Turns plain into brilliant with different laying styles.
- Laying styles are referring to the pattern of lining tiles up next to each other on your wall or floor.
- Various patterns exist (refer Bunnings reference), including:
- Straight (or stack bond) – which is the most common, just normal tiles in line.
- Diagonal – Simply tiles in straight formation, on a 45-degree angle.
- Herringbone – One tile vertical, next tile horizontal (usually done on 45-degree angle).
- Basket Weave – Double vertical, double horizontal.
- Windmill – Make squares with cut tile as centrepiece.
- Pin Wheel (hopscotch) – 45-degree angle, offset with cut tile in between.
- Stretcher Bond (Brick/Subway) – One layer offset slightly from layer below.
- See others in reference.
- Below is a visual representation of the most common patterns:
- Introducing specialist patterns into an area is a way to turn areas into a miniature feature without introducing bold or clashing colours.

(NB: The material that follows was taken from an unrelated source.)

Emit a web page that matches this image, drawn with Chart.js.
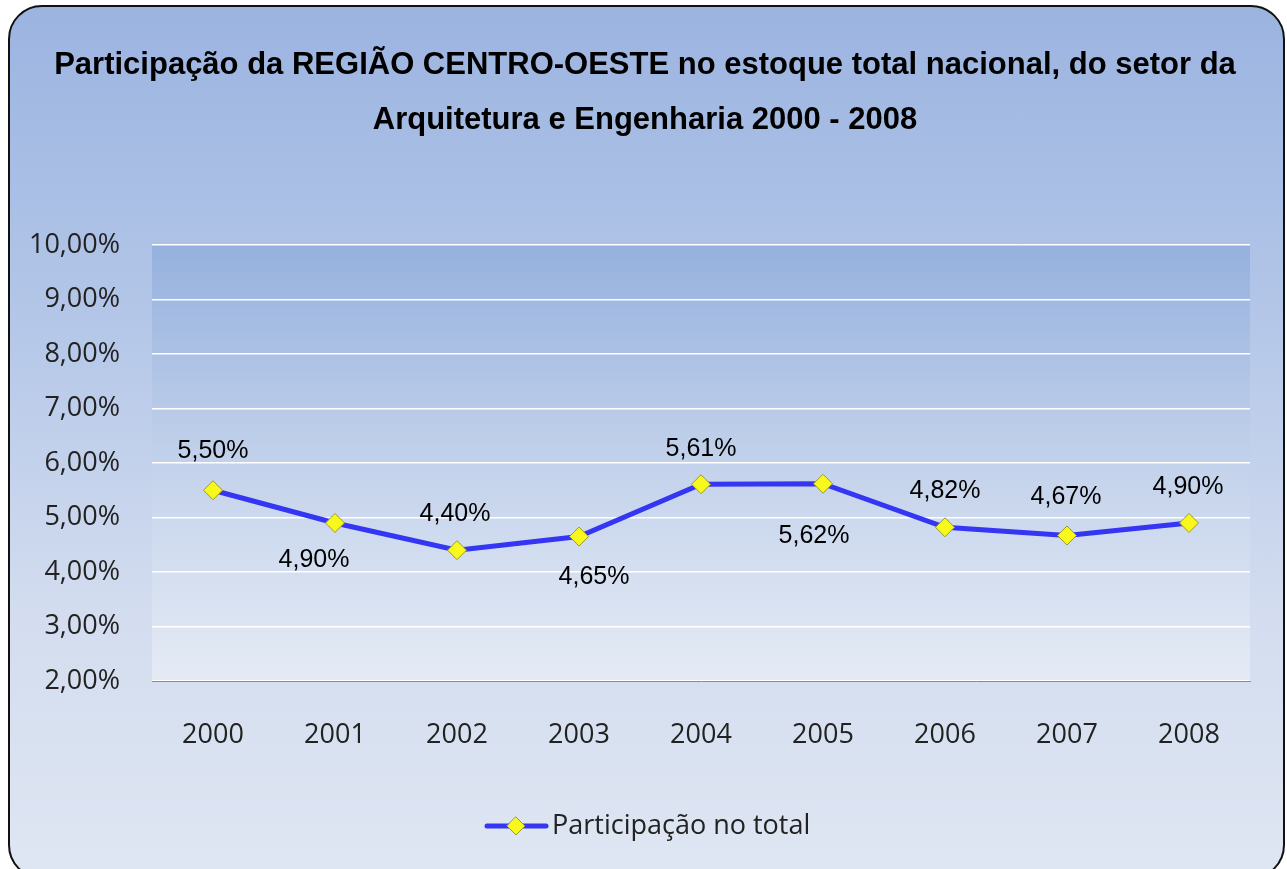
<!DOCTYPE html>
<html>
<head>
<meta charset="utf-8">
<script src="https://cdn.jsdelivr.net/npm/chart.js@4.4.1/dist/chart.umd.min.js"></script>
<style>
  html, body { margin:0; padding:0; background:#ffffff; width:1287px; height:869px; overflow:hidden; }
  #frame {
    position:absolute; left:8px; top:5px; width:1273px; height:870px;
    border:2px solid #111; border-radius:34px;
    background: linear-gradient(to bottom, #9bb4e0 0%, #b3c6e8 35%, #d3ddef 70%, #dfe6f3 100%);
  }
  #wrap { position:absolute; left:0; top:0; width:1287px; height:869px; }
</style>
</head>
<body>
<div id="frame"></div>
<div id="wrap"><canvas id="c" width="1287" height="869"></canvas></div>
<script>
const categories = ['2000','2001','2002','2003','2004','2005','2006','2007','2008'];
const seriesName = 'Participação no total';
const seriesValues = [5.50, 4.90, 4.40, 4.65, 5.61, 5.62, 4.82, 4.67, 4.90];
const titleLines = ['Participação da REGIÃO CENTRO-OESTE no estoque total nacional, do setor da',
                    'Arquitetura e Engenharia 2000 - 2008'];
const yMin = 2, yMax = 10, yStep = 1;

// label placement (style, not data)
const labelOffsets = [[0,-39],[-21,37],[-2,-36],[15,41],[0,-35],[-9,52],[0,-36],[-1,-38],[-1,-36]];

const fmt = v => v.toFixed(2).replace('.', ',') + '%';

const lineColor = '#3535f4';
const pointFill = '#f8f81c';
const pointBorder = '#9a9a2a';

const plotBg = {
  id:'plotBg',
  beforeDraw(chart){
    const {ctx, chartArea:a} = chart;
    const gr = ctx.createLinearGradient(0, a.top, 0, a.bottom);
    gr.addColorStop(0, '#95b1de');
    gr.addColorStop(0.5, '#c3d2eb');
    gr.addColorStop(1, '#e5ebf5');
    ctx.save(); ctx.fillStyle = gr;
    ctx.fillRect(a.left, a.top, a.right-a.left, a.bottom-a.top);
    ctx.restore();
  }
};

const dataLabels = {
  id:'dataLabels',
  afterDatasetsDraw(chart){
    const ctx = chart.ctx;
    const meta = chart.getDatasetMeta(0);
    ctx.save();
    ctx.font = '25px "Liberation Sans", Arial, sans-serif';
    ctx.fillStyle = '#000';
    ctx.textAlign = 'center'; ctx.textBaseline = 'middle';
    meta.data.forEach((p, i) => {
      const o = labelOffsets[i];
      ctx.fillText(fmt(seriesValues[i]), p.x + o[0], p.y + o[1]);
    });
    ctx.restore();
  }
};

// title and legend drawn in the Excel-like positions
const titleAndLegend = {
  id:'titleAndLegend',
  afterDraw(chart){
    const ctx = chart.ctx;
    ctx.save();
    ctx.fillStyle = '#000';
    ctx.font = 'bold 31px "Liberation Sans", Arial, sans-serif';
    ctx.textAlign = 'center'; ctx.textBaseline = 'middle';
    titleLines.forEach((t, i) => ctx.fillText(t, 645, 65 + i * 55));

    // legend
    const ly = 826;
    ctx.strokeStyle = lineColor; ctx.lineWidth = 5; ctx.lineCap = 'round';
    ctx.beginPath(); ctx.moveTo(487, ly); ctx.lineTo(546, ly); ctx.stroke();
    ctx.fillStyle = pointFill; ctx.strokeStyle = pointBorder; ctx.lineWidth = 1;
    ctx.beginPath(); ctx.moveTo(516, ly-9); ctx.lineTo(525, ly); ctx.lineTo(516, ly+9); ctx.lineTo(507, ly); ctx.closePath();
    ctx.fill(); ctx.stroke();
    ctx.fillStyle = '#222';
    ctx.font = '27px "Open Sans", sans-serif';
    ctx.textAlign = 'left';
    ctx.fillText(seriesName, 552, ly);
    ctx.restore();
  }
};

new Chart(document.getElementById('c'), {
  type:'line',
  data:{
    labels: categories,
    datasets:[{
      label: seriesName,
      data: seriesValues,
      borderColor: lineColor,
      borderWidth: 5,
      pointStyle: 'rectRot',
      pointRadius: 9.5,
      pointHoverRadius: 9.5,
      pointBackgroundColor: pointFill,
      pointBorderColor: pointBorder,
      pointBorderWidth: 1,
      tension: 0,
      fill: false
    }]
  },
  options:{
    responsive:false,
    animation:false,
    events:[],
    layout:{ padding:{ left:0, right:37, top:245, bottom:0 } },
    plugins:{
      title:{ display:false },
      legend:{ display:false },
      tooltip:{ enabled:false }
    },
    scales:{
      x:{
        offset:true,
        grid:{ display:false, drawTicks:false },
        border:{ display:true, color:'#8a8a8a', width:1 },
        ticks:{ color:'#222', font:{ family:'"Open Sans", sans-serif', size:27 }, padding:38, maxRotation:0 },
        afterFit(s){ s.height = 188; }
      },
      y:{
        min:yMin, max:yMax,
        grid:{ color:'#ffffff', lineWidth:1.5, drawTicks:false },
        border:{ display:false },
        ticks:{ stepSize:yStep, color:'#222', font:{ family:'"Open Sans", sans-serif', size:27 }, padding:32,
                callback: v => fmt(v) },
        afterFit(s){ s.width = 152; }
      }
    }
  },
  plugins:[plotBg, dataLabels, titleAndLegend]
});
</script>
</body>
</html>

- Doesn’t necessarily have to become a feature. If using plain white gloss with a more simple pattern, such as horizontal brick, the style becomes enough to make an area more lively, without standing out too much.
- Using a pattern can open areas up, making smaller spaces appear visually bigger. It does this by masking the straight up and down/sideways lines and makes boundaries less distinguishable. This effectively helps to disguise the end points.
- Certain patterns will suit certain applications:
- Straight pattern is most common for floor tiles.
- Horizontal block pattern is the most common application for wall tiles. Tried and true, safe option.
- Horizontal brick pattern is most suited to classical architecture.
- Points to consider:
Not all laying styles will suit all tiles. Some patterns, such as herringbone, may not be viable with certain size and shape tiles. Always lay down loose tiles in the pattern you desire and visually inspect the design before laying.